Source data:
◇ ◇ ◇ ◇ ◇
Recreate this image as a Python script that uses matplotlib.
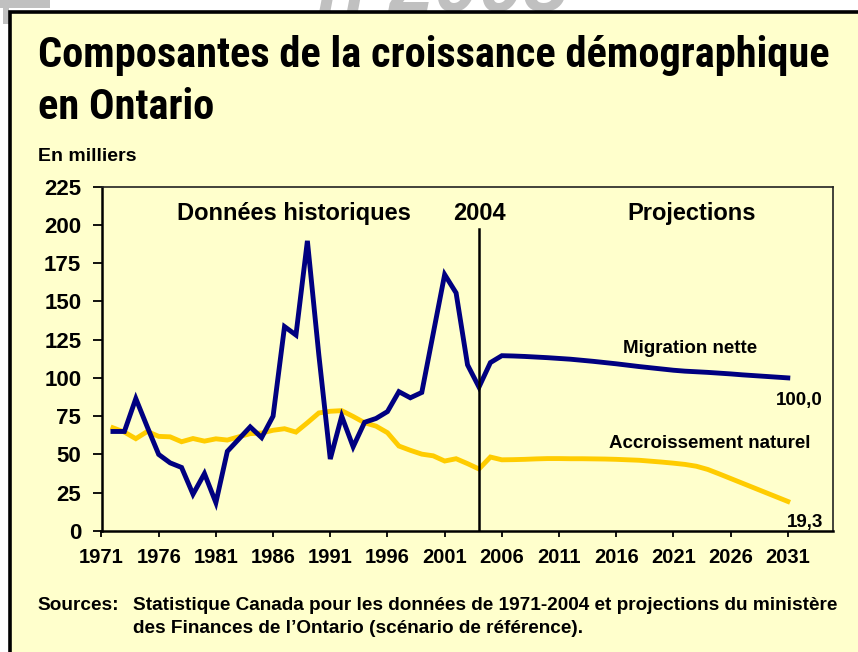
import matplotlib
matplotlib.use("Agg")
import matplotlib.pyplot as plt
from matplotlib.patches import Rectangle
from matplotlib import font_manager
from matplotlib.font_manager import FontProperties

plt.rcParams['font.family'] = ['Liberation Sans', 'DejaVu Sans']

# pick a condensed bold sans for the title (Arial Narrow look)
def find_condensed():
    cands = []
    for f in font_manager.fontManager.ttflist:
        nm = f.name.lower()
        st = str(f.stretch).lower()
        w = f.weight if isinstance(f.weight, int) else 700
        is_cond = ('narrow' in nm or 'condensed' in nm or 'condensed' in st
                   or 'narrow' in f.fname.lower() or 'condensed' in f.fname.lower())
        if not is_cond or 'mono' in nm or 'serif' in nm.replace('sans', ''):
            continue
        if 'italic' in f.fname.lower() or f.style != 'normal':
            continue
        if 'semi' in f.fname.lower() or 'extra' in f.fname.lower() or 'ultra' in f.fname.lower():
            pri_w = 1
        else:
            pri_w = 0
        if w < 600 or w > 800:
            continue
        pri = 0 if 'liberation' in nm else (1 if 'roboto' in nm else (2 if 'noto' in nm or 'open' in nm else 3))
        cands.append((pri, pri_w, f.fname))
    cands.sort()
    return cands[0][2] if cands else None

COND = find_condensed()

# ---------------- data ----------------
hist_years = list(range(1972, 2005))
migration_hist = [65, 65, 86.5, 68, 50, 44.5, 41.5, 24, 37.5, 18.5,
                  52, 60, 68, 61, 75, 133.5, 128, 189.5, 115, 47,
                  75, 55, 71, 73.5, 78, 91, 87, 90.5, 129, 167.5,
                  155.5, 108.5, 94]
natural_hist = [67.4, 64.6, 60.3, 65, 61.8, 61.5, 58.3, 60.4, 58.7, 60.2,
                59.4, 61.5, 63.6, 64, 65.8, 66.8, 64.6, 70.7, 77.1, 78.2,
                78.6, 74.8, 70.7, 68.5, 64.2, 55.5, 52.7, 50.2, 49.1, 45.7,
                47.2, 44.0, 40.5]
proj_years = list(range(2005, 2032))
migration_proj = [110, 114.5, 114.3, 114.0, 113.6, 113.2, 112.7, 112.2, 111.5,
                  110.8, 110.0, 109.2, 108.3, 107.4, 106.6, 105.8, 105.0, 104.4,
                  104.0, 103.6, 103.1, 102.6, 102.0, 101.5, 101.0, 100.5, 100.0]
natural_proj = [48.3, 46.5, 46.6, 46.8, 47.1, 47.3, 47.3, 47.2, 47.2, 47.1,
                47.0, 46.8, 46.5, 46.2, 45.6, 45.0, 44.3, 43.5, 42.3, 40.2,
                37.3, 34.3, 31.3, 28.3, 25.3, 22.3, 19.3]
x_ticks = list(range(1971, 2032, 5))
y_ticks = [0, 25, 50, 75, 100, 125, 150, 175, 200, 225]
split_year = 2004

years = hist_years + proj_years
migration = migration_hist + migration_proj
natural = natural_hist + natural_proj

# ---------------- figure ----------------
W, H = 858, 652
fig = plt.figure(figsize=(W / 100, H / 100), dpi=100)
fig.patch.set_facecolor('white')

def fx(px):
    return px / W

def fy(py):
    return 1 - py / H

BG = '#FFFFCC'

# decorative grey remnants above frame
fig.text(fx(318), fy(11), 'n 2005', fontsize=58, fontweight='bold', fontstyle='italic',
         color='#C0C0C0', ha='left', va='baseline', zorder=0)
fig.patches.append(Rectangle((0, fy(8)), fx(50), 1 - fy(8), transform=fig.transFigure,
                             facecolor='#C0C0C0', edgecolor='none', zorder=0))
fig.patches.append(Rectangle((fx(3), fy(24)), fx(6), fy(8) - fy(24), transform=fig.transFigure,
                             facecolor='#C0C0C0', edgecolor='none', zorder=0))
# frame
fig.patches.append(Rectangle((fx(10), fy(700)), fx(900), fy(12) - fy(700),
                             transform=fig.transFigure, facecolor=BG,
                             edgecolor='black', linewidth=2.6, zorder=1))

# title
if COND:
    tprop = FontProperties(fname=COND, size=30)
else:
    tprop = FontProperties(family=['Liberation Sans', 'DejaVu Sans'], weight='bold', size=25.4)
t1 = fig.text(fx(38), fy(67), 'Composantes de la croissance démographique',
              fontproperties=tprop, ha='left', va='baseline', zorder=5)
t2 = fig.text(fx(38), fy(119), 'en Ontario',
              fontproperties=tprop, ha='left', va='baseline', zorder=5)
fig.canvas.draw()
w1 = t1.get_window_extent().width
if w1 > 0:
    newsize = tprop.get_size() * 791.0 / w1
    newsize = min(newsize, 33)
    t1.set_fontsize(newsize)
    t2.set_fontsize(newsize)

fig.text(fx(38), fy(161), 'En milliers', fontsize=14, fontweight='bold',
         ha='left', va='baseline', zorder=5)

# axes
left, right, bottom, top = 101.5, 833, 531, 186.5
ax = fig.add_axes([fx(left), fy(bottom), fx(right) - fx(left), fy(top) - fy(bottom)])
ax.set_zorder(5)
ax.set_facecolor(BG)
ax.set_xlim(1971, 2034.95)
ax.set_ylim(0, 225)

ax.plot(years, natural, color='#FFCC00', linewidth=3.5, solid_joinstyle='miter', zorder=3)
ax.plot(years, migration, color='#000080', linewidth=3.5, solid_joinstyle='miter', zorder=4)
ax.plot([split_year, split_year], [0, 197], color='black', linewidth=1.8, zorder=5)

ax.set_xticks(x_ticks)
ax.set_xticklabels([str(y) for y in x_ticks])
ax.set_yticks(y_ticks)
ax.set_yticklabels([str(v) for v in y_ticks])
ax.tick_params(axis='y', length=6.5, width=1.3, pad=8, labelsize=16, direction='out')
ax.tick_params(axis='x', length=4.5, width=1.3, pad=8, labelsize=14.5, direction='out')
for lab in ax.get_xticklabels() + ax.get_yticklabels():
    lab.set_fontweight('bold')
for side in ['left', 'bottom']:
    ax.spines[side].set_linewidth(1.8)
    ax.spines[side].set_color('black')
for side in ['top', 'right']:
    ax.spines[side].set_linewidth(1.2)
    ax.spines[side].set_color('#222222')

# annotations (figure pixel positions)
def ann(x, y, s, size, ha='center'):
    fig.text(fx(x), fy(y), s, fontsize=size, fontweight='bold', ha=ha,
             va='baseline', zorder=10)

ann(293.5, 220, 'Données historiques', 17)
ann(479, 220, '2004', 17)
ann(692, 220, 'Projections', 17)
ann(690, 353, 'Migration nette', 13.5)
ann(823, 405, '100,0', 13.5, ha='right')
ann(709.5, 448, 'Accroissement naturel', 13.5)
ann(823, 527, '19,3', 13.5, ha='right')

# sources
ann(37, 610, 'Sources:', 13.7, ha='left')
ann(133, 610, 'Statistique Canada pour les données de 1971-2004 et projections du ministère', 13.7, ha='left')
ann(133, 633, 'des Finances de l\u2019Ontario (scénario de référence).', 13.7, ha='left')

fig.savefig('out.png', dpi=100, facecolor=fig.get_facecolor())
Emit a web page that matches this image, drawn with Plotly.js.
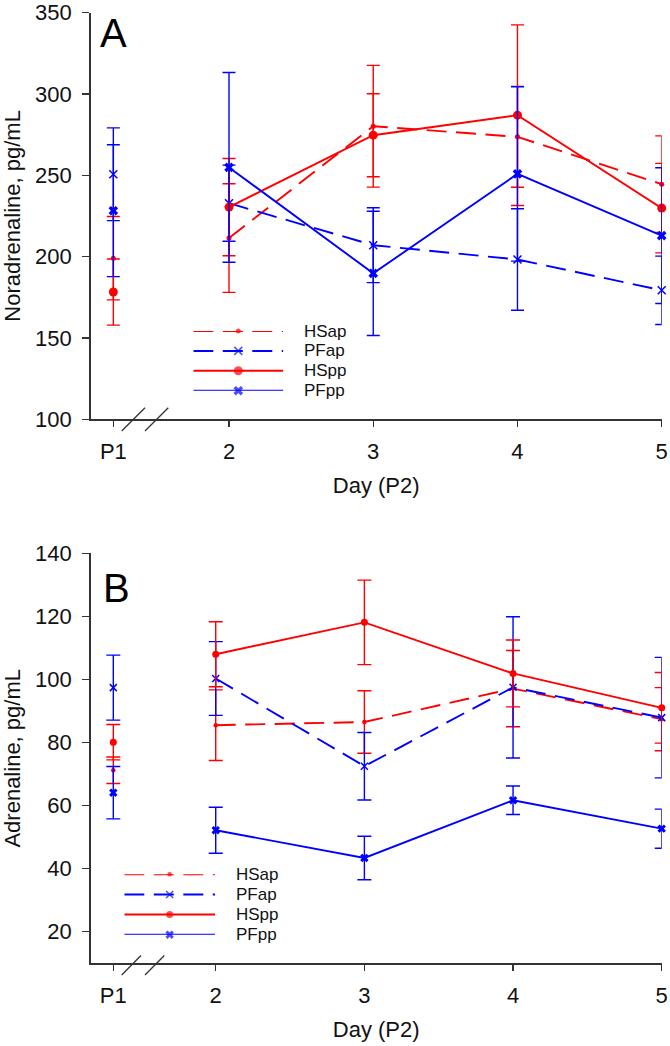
◇ ◇ ◇ ◇ ◇
WRITTEN TASK: Transcribe every entry word for word, but skip the pictures.

ANSWER TO THE PROBLEM:
Recreate this image as a Python script that uses matplotlib.
import matplotlib
matplotlib.use("Agg")
import matplotlib.pyplot as plt
from matplotlib.patches import Rectangle
from matplotlib import font_manager
from matplotlib.font_manager import FontProperties

plt.rcParams['font.family'] = ['Liberation Sans', 'DejaVu Sans']

# pick a condensed bold sans for the title (Arial Narrow look)
def find_condensed():
    cands = []
    for f in font_manager.fontManager.ttflist:
        nm = f.name.lower()
        st = str(f.stretch).lower()
        w = f.weight if isinstance(f.weight, int) else 700
        is_cond = ('narrow' in nm or 'condensed' in nm or 'condensed' in st
                   or 'narrow' in f.fname.lower() or 'condensed' in f.fname.lower())
        if not is_cond or 'mono' in nm or 'serif' in nm.replace('sans', ''):
            continue
        if 'italic' in f.fname.lower() or f.style != 'normal':
            continue
        if 'semi' in f.fname.lower() or 'extra' in f.fname.lower() or 'ultra' in f.fname.lower():
            pri_w = 1
        else:
            pri_w = 0
        if w < 600 or w > 800:
            continue
        pri = 0 if 'liberation' in nm else (1 if 'roboto' in nm else (2 if 'noto' in nm or 'open' in nm else 3))
        cands.append((pri, pri_w, f.fname))
    cands.sort()
    return cands[0][2] if cands else None

COND = find_condensed()

# ---------------- data ----------------
hist_years = list(range(1972, 2005))
migration_hist = [65, 65, 86.5, 68, 50, 44.5, 41.5, 24, 37.5, 18.5,
                  52, 60, 68, 61, 75, 133.5, 128, 189.5, 115, 47,
                  75, 55, 71, 73.5, 78, 91, 87, 90.5, 129, 167.5,
                  155.5, 108.5, 94]
natural_hist = [67.4, 64.6, 60.3, 65, 61.8, 61.5, 58.3, 60.4, 58.7, 60.2,
                59.4, 61.5, 63.6, 64, 65.8, 66.8, 64.6, 70.7, 77.1, 78.2,
                78.6, 74.8, 70.7, 68.5, 64.2, 55.5, 52.7, 50.2, 49.1, 45.7,
                47.2, 44.0, 40.5]
proj_years = list(range(2005, 2032))
migration_proj = [110, 114.5, 114.3, 114.0, 113.6, 113.2, 112.7, 112.2, 111.5,
                  110.8, 110.0, 109.2, 108.3, 107.4, 106.6, 105.8, 105.0, 104.4,
                  104.0, 103.6, 103.1, 102.6, 102.0, 101.5, 101.0, 100.5, 100.0]
natural_proj = [48.3, 46.5, 46.6, 46.8, 47.1, 47.3, 47.3, 47.2, 47.2, 47.1,
                47.0, 46.8, 46.5, 46.2, 45.6, 45.0, 44.3, 43.5, 42.3, 40.2,
                37.3, 34.3, 31.3, 28.3, 25.3, 22.3, 19.3]
x_ticks = list(range(1971, 2032, 5))
y_ticks = [0, 25, 50, 75, 100, 125, 150, 175, 200, 225]
split_year = 2004

years = hist_years + proj_years
migration = migration_hist + migration_proj
natural = natural_hist + natural_proj

# ---------------- figure ----------------
W, H = 858, 652
fig = plt.figure(figsize=(W / 100, H / 100), dpi=100)
fig.patch.set_facecolor('white')

def fx(px):
    return px / W

def fy(py):
    return 1 - py / H

BG = '#FFFFCC'

# decorative grey remnants above frame
fig.text(fx(318), fy(11), 'n 2005', fontsize=58, fontweight='bold', fontstyle='italic',
         color='#C0C0C0', ha='left', va='baseline', zorder=0)
fig.patches.append(Rectangle((0, fy(8)), fx(50), 1 - fy(8), transform=fig.transFigure,
                             facecolor='#C0C0C0', edgecolor='none', zorder=0))
fig.patches.append(Rectangle((fx(3), fy(24)), fx(6), fy(8) - fy(24), transform=fig.transFigure,
                             facecolor='#C0C0C0', edgecolor='none', zorder=0))
# frame
fig.patches.append(Rectangle((fx(10), fy(700)), fx(900), fy(12) - fy(700),
                             transform=fig.transFigure, facecolor=BG,
                             edgecolor='black', linewidth=2.6, zorder=1))

# title
if COND:
    tprop = FontProperties(fname=COND, size=30)
else:
    tprop = FontProperties(family=['Liberation Sans', 'DejaVu Sans'], weight='bold', size=25.4)
t1 = fig.text(fx(38), fy(67), 'Composantes de la croissance démographique',
              fontproperties=tprop, ha='left', va='baseline', zorder=5)
t2 = fig.text(fx(38), fy(119), 'en Ontario',
              fontproperties=tprop, ha='left', va='baseline', zorder=5)
fig.canvas.draw()
w1 = t1.get_window_extent().width
if w1 > 0:
    newsize = tprop.get_size() * 791.0 / w1
    newsize = min(newsize, 33)
    t1.set_fontsize(newsize)
    t2.set_fontsize(newsize)

fig.text(fx(38), fy(161), 'En milliers', fontsize=14, fontweight='bold',
         ha='left', va='baseline', zorder=5)

# axes
left, right, bottom, top = 101.5, 833, 531, 186.5
ax = fig.add_axes([fx(left), fy(bottom), fx(right) - fx(left), fy(top) - fy(bottom)])
ax.set_zorder(5)
ax.set_facecolor(BG)
ax.set_xlim(1971, 2034.95)
ax.set_ylim(0, 225)

ax.plot(years, natural, color='#FFCC00', linewidth=3.5, solid_joinstyle='miter', zorder=3)
ax.plot(years, migration, color='#000080', linewidth=3.5, solid_joinstyle='miter', zorder=4)
ax.plot([split_year, split_year], [0, 197], color='black', linewidth=1.8, zorder=5)

ax.set_xticks(x_ticks)
ax.set_xticklabels([str(y) for y in x_ticks])
ax.set_yticks(y_ticks)
ax.set_yticklabels([str(v) for v in y_ticks])
ax.tick_params(axis='y', length=6.5, width=1.3, pad=8, labelsize=16, direction='out')
ax.tick_params(axis='x', length=4.5, width=1.3, pad=8, labelsize=14.5, direction='out')
for lab in ax.get_xticklabels() + ax.get_yticklabels():
    lab.set_fontweight('bold')
for side in ['left', 'bottom']:
    ax.spines[side].set_linewidth(1.8)
    ax.spines[side].set_color('black')
for side in ['top', 'right']:
    ax.spines[side].set_linewidth(1.2)
    ax.spines[side].set_color('#222222')

# annotations (figure pixel positions)
def ann(x, y, s, size, ha='center'):
    fig.text(fx(x), fy(y), s, fontsize=size, fontweight='bold', ha=ha,
             va='baseline', zorder=10)

ann(293.5, 220, 'Données historiques', 17)
ann(479, 220, '2004', 17)
ann(692, 220, 'Projections', 17)
ann(690, 353, 'Migration nette', 13.5)
ann(823, 405, '100,0', 13.5, ha='right')
ann(709.5, 448, 'Accroissement naturel', 13.5)
ann(823, 527, '19,3', 13.5, ha='right')

# sources
ann(37, 610, 'Sources:', 13.7, ha='left')
ann(133, 610, 'Statistique Canada pour les données de 1971-2004 et projections du ministère', 13.7, ha='left')
ann(133, 633, 'des Finances de l\u2019Ontario (scénario de référence).', 13.7, ha='left')

fig.savefig('out.png', dpi=100, facecolor=fig.get_facecolor())
Emit a web page that matches this image, drawn with Plotly.js.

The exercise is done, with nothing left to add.